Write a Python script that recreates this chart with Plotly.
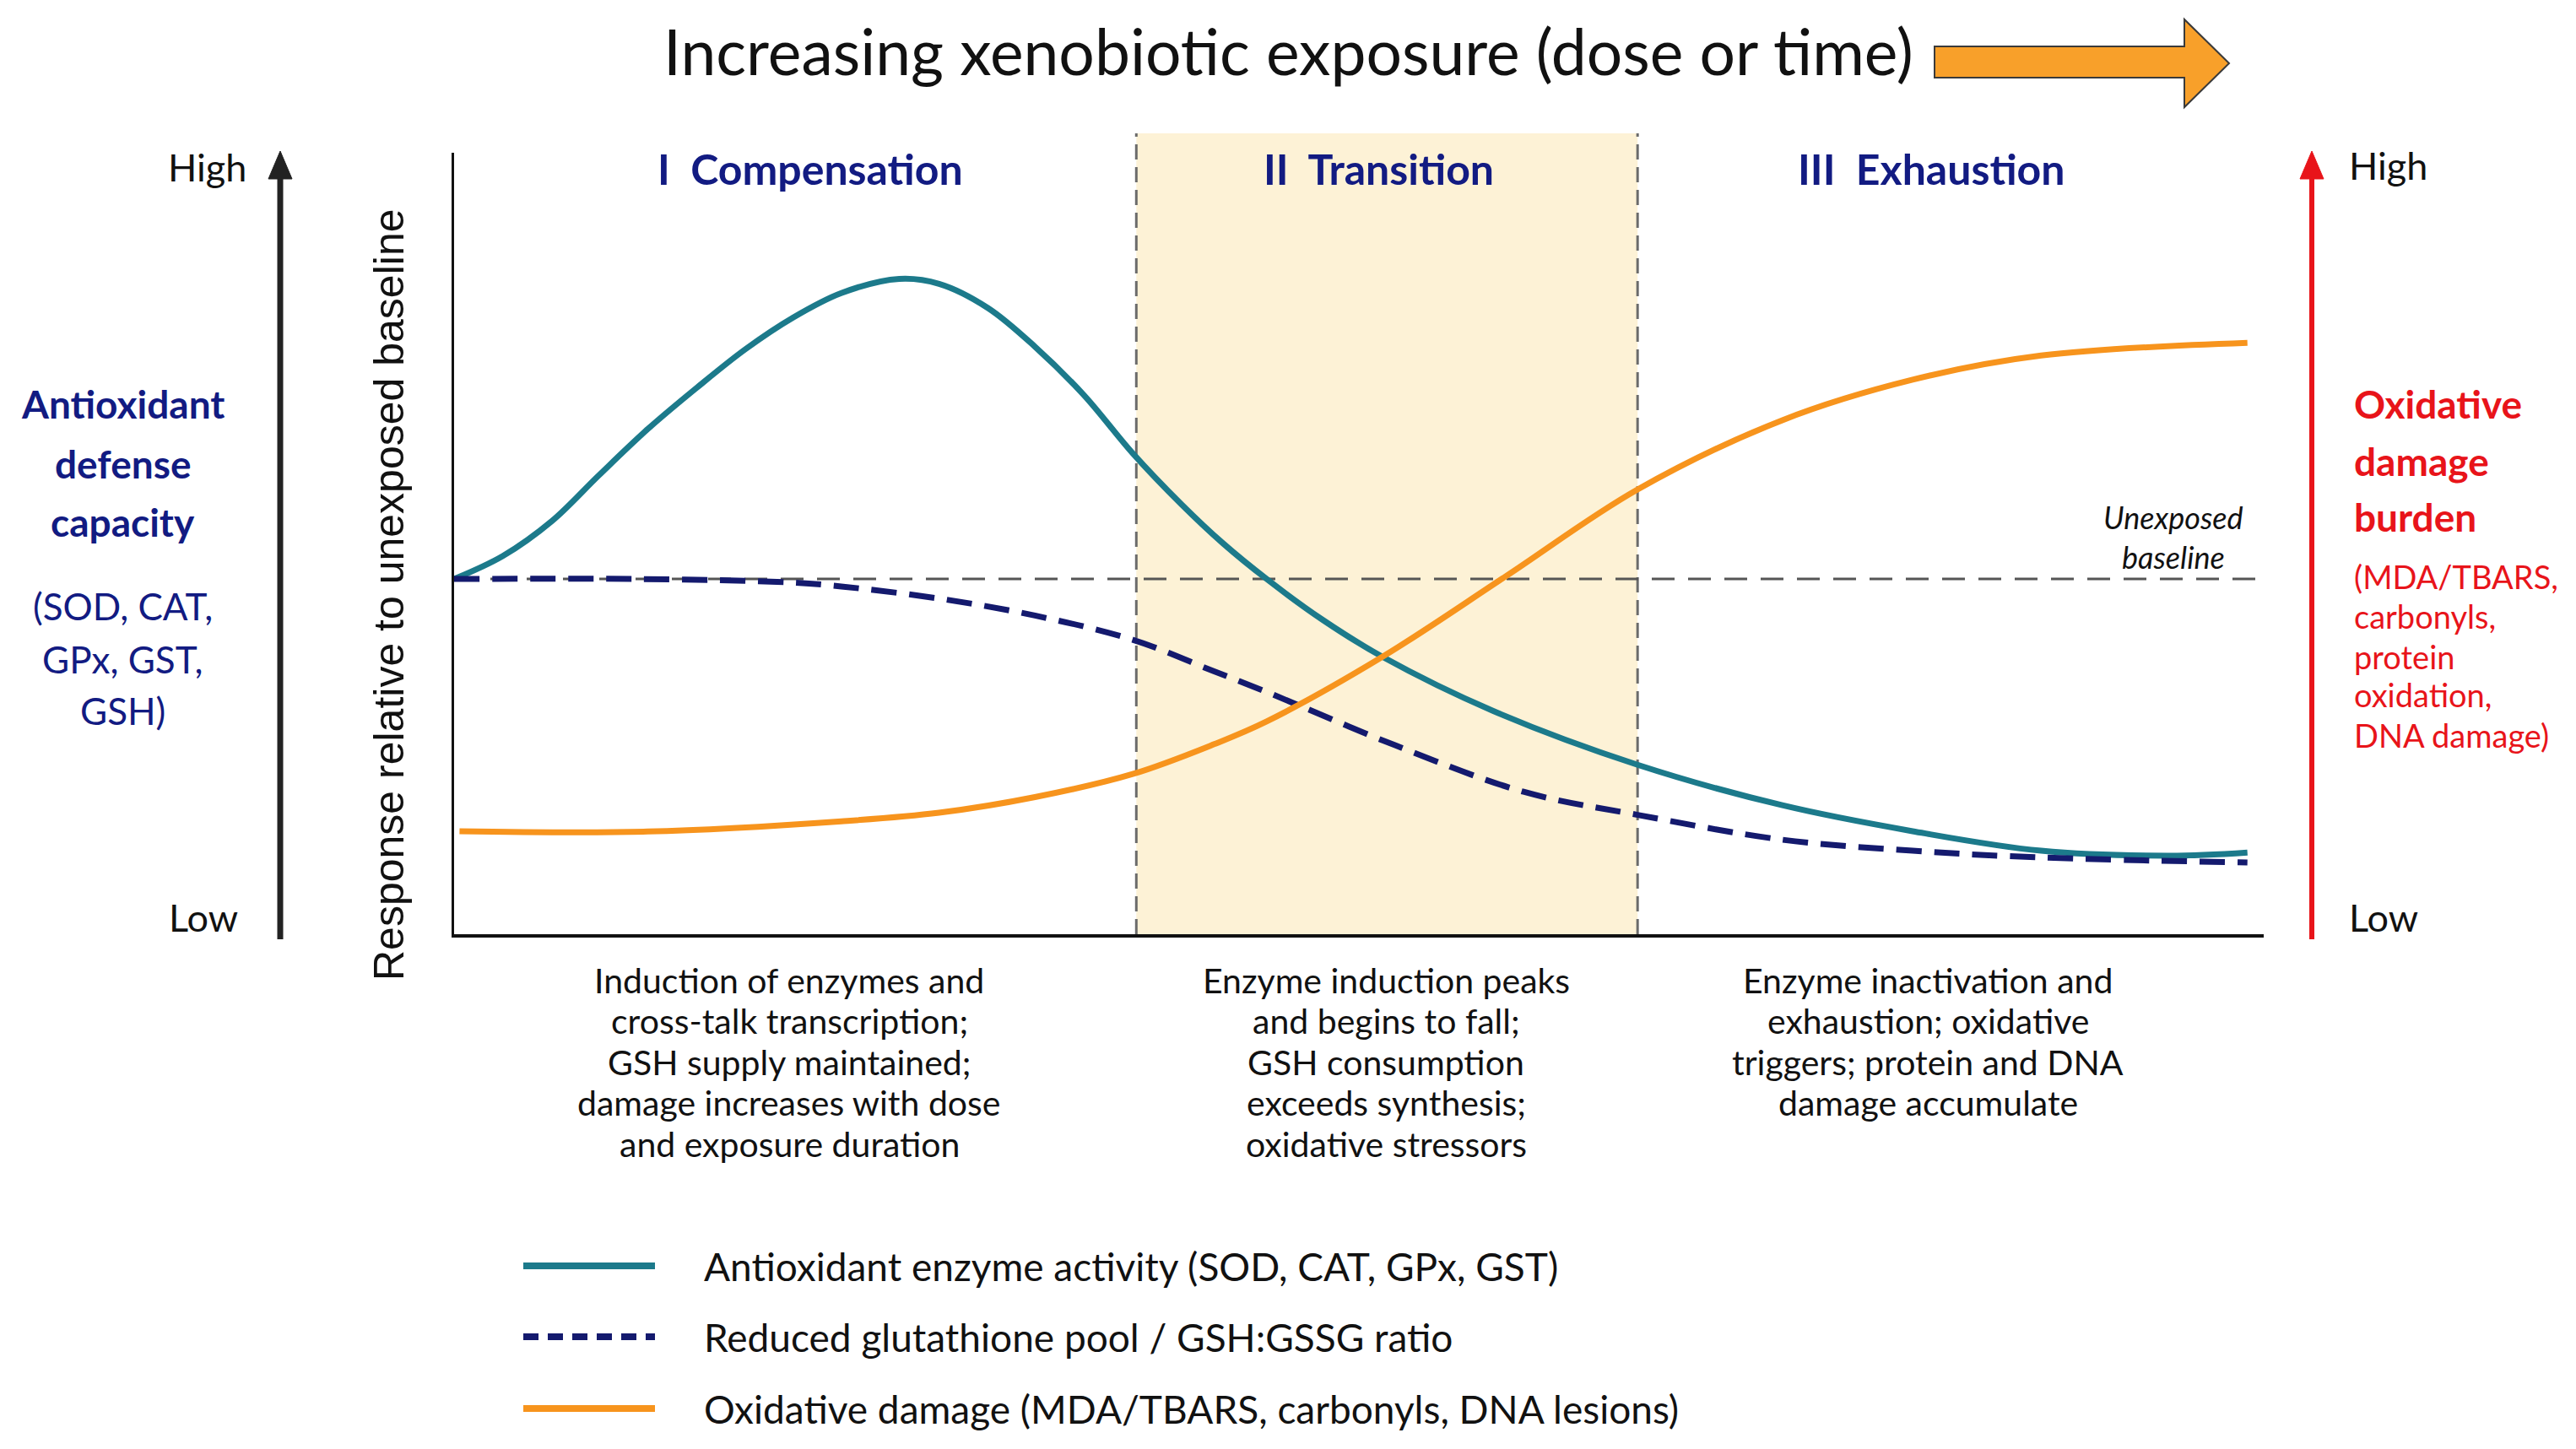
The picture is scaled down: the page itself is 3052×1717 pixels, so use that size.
import plotly.graph_objects as go

W, H = 3052, 1717
FONT = "Lato"

# ---- data (exposure on a 0-100 scale, response relative to baseline = 1) ----
enzyme_x = [0, 2.7, 5.4, 8.0, 10.7, 13.4, 16.1, 18.7, 21.4, 24.6, 26.8, 29.5, 32.1, 34.8, 37.5,
            40.2, 42.5, 44.9, 48.0, 51.3, 57.4, 65.4, 73.4, 80.6, 87.7, 94.8, 99.1]
enzyme_y = [1.0, 1.065, 1.163, 1.292, 1.422, 1.538, 1.647, 1.735, 1.805, 1.845, 1.831, 1.763, 1.654, 1.518, 1.354,
            1.210, 1.100, 1.0, 0.885, 0.781, 0.629, 0.477, 0.363, 0.290, 0.235, 0.221, 0.230]

gsh_x = [0, 10.0, 18.7, 21.4, 26.8, 32.1, 37.5, 42.0, 44.9, 52.0, 59.1, 65.4, 73.4, 80.6, 87.7, 99.1]
gsh_y = [1.0, 1.0, 0.99, 0.979, 0.945, 0.897, 0.829, 0.740, 0.682, 0.532, 0.401, 0.336, 0.266, 0.235, 0.216, 0.202]

damage_x = [0.3, 10.7, 21.4, 26.8, 32.1, 37.5, 42.0, 44.9, 51.3, 58.1, 65.4, 73.4, 80.6, 87.7, 99.1]
damage_y = [0.290, 0.289, 0.318, 0.342, 0.386, 0.451, 0.535, 0.599, 0.781, 1.007, 1.252, 1.447, 1.561, 1.629, 1.665]

baseline = 1.0
phase_edges = [0, 37.7, 65.4, 100]
phase_label_x = [19.7, 51.1, 81.6]
phase_labels = ["I  Compensation", "II  Transition", "III  Exhaustion"]
phase_notes = [
    ["Induction of enzymes and", "cross-talk transcription;", "GSH supply maintained;",
     "damage increases with dose", "and exposure duration"],
    ["Enzyme induction peaks", "and begins to fall;", "GSH consumption",
     "exceeds synthesis;", "oxidative stressors"],
    ["Enzyme inactivation and", "exhaustion; oxidative", "triggers; protein and DNA",
     "damage accumulate"],
]
series_names = [
    "Antioxidant enzyme activity (SOD, CAT, GPx, GST)",
    "Reduced glutathione pool / GSH:GSSG ratio",
    "Oxidative damage (MDA/TBARS, carbonyls, DNA lesions)",
]
left_title = ["Antioxidant", "defense", "capacity"]
left_sub = ["(SOD, CAT,", "GPx, GST,", "GSH)"]
right_title = ["Oxidative", "damage", "burden"]
right_sub = ["(MDA/TBARS,", "carbonyls,", "protein", "oxidation,", "DNA damage)"]

TEAL = "#1c7a8b"
NAVY = "#141a6e"
ORANGE = "#f7941d"
RED = "#e8141a"
TXT_NAVY = "#121b82"
CREAM = "#fdf2d6"


def px(x):
    return x / W


def py(y):
    return 1 - y / H


fig = go.Figure()

fig.add_trace(go.Scatter(x=enzyme_x, y=enzyme_y, mode="lines", name=series_names[0],
                         line=dict(color=TEAL, width=7, shape="spline", smoothing=1.0)))
fig.add_trace(go.Scatter(x=gsh_x, y=gsh_y, mode="lines", name=series_names[1],
                         line=dict(color=NAVY, width=7, dash="30px,15px", shape="spline", smoothing=1.0)))
fig.add_trace(go.Scatter(x=damage_x, y=damage_y, mode="lines", name=series_names[2],
                         line=dict(color=ORANGE, width=7, shape="spline", smoothing=1.0)))

shapes = []
# transition band + dashed phase boundaries
shapes.append(dict(type="rect", xref="x", yref="paper", x0=phase_edges[1], x1=phase_edges[2],
                   y0=py(1107), y1=py(158), fillcolor=CREAM, line=dict(width=0), layer="below"))
for xe in phase_edges[1:3]:
    shapes.append(dict(type="line", xref="x", yref="paper", x0=xe, x1=xe, y0=py(1107), y1=py(158),
                       line=dict(color="#6b6b6b", width=3, dash="18px,9px"), layer="below"))
# unexposed baseline
shapes.append(dict(type="line", xref="x", yref="y", x0=0, x1=99.6, y0=baseline, y1=baseline,
                   line=dict(color="#555555", width=3, dash="27px,16px"), layer="below"))

# side arrows (defense capacity / damage burden)
for ax_x, col, w in [(332, "#222222", 7), (2739, RED, 6)]:
    shapes.append(dict(type="line", xref="paper", yref="paper", x0=px(ax_x), x1=px(ax_x),
                       y0=py(1113), y1=py(205), line=dict(color=col, width=w)))
    shapes.append(dict(type="path", xref="paper", yref="paper",
                       path=f"M{px(ax_x - 14)},{py(212)} L{px(ax_x)},{py(179)} L{px(ax_x + 14)},{py(212)} Z",
                       fillcolor=col, line=dict(color=col, width=1)))

# block arrow next to the title
arrow_pts = [(2292, 55), (2588, 55), (2588, 23), (2641, 75), (2588, 127), (2588, 92), (2292, 92)]
path = "M" + " L".join(f"{px(a)},{py(b)}" for a, b in arrow_pts) + " Z"
shapes.append(dict(type="path", xref="paper", yref="paper", path=path,
                   fillcolor="#f8a02a", line=dict(color="#3a3a3a", width=2)))

# manual legend keys
legend_y = [1500, 1584, 1669]
legend_styles = [dict(color=TEAL, width=8), dict(color=NAVY, width=8, dash="18px,11px"),
                 dict(color=ORANGE, width=8)]
for ly, st in zip(legend_y, legend_styles):
    shapes.append(dict(type="line", xref="paper", yref="paper", x0=px(620), x1=px(776),
                       y0=py(ly), y1=py(ly), line=st))

ann = []


def text(x, y, s, size, color="#111111", bold=False, xanchor="center", italic=False, angle=0,
         family=FONT):
    if bold:
        s = f"<b>{s}</b>"
    if italic:
        s = f"<i>{s}</i>"
    ann.append(dict(x=x, y=y, xref="paper", yref="paper", text=s, showarrow=False,
                    xanchor=xanchor, yanchor="middle", textangle=angle,
                    font=dict(family=family, size=size, color=color)))


text(px(1526), py(60), "Increasing xenobiotic exposure (dose or time)", 75)

for lx, lab in zip(phase_label_x, phase_labels):
    ann.append(dict(x=lx, y=py(200), xref="x", yref="paper",
                    text=f"<b>{lab}</b>", showarrow=False, xanchor="center", yanchor="middle",
                    font=dict(family=FONT, size=50, color=TXT_NAVY)))

for xc, note in zip([935, 1642, 2284], phase_notes):
    for k, line in enumerate(note):
        text(px(xc), py(1161 + 48.5 * k), line, 41)

text(px(2575), py(613), "Unexposed", 36, italic=True)
text(px(2575), py(660), "baseline", 36, italic=True)

text(px(294), py(198), "High", 45, xanchor="right")
text(px(284), py(1087), "Low", 45, xanchor="right")
text(px(2781), py(196), "High", 45, xanchor="left")
text(px(2781), py(1087), "Low", 45, xanchor="left")

for s, y in zip(left_title, [478, 549, 619]):
    text(px(145), py(y), s, 46, color=TXT_NAVY, bold=True)
for s, y in zip(left_sub, [718, 781, 842]):
    text(px(145), py(y), s, 44, color=TXT_NAVY)
for s, y in zip(right_title, [478, 547, 612]):
    text(px(2787), py(y), s, 46, color=RED, bold=True, xanchor="left")
for s, y in zip(right_sub, [683, 730, 778, 823, 871]):
    text(px(2787), py(y), s, 38, color=RED, xanchor="left")

text(px(461), py(705), "Response relative to unexposed baseline", 50, angle=-90, family="Liberation Sans")

for s, y in zip(series_names, legend_y):
    text(px(832), py(y), s, 46, xanchor="left")

fig.update_layout(
    width=W, height=H,
    margin=dict(l=0, r=0, t=0, b=0),
    paper_bgcolor="white", plot_bgcolor="rgba(0,0,0,0)",
    showlegend=False,
    shapes=shapes, annotations=ann,
    xaxis=dict(domain=[px(538), px(2682)], range=[0, 100], showgrid=False, zeroline=False,
               showticklabels=False, ticks="", showline=True, linecolor="#111111", linewidth=4),
    yaxis=dict(domain=[py(1107), py(181)], range=[0, 2.2], showgrid=False, zeroline=False,
               showticklabels=False, ticks="", showline=True, linecolor="#111111", linewidth=3),
)

# drop the default 8px page margin so the figure fills the window exactly
fig.write_html("out.html", config={"displayModeBar": False},
               post_script="document.body.style.margin='0';")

....

◆ Work to complete ◆
Exactly the lines from the line with "The picture is" to the line with "0.235, 0.221, 0.230]", both included, are to be extracted, and no others.

◆ Task solution ◆
The picture is scaled down: the page itself is 3052×1717 pixels, so use that size.
import plotly.graph_objects as go

W, H = 3052, 1717
FONT = "Lato"

# ---- data (exposure on a 0-100 scale, response relative to baseline = 1) ----
enzyme_x = [0, 2.7, 5.4, 8.0, 10.7, 13.4, 16.1, 18.7, 21.4, 24.6, 26.8, 29.5, 32.1, 34.8, 37.5,
            40.2, 42.5, 44.9, 48.0, 51.3, 57.4, 65.4, 73.4, 80.6, 87.7, 94.8, 99.1]
enzyme_y = [1.0, 1.065, 1.163, 1.292, 1.422, 1.538, 1.647, 1.735, 1.805, 1.845, 1.831, 1.763, 1.654, 1.518, 1.354,
            1.210, 1.100, 1.0, 0.885, 0.781, 0.629, 0.477, 0.363, 0.290, 0.235, 0.221, 0.230]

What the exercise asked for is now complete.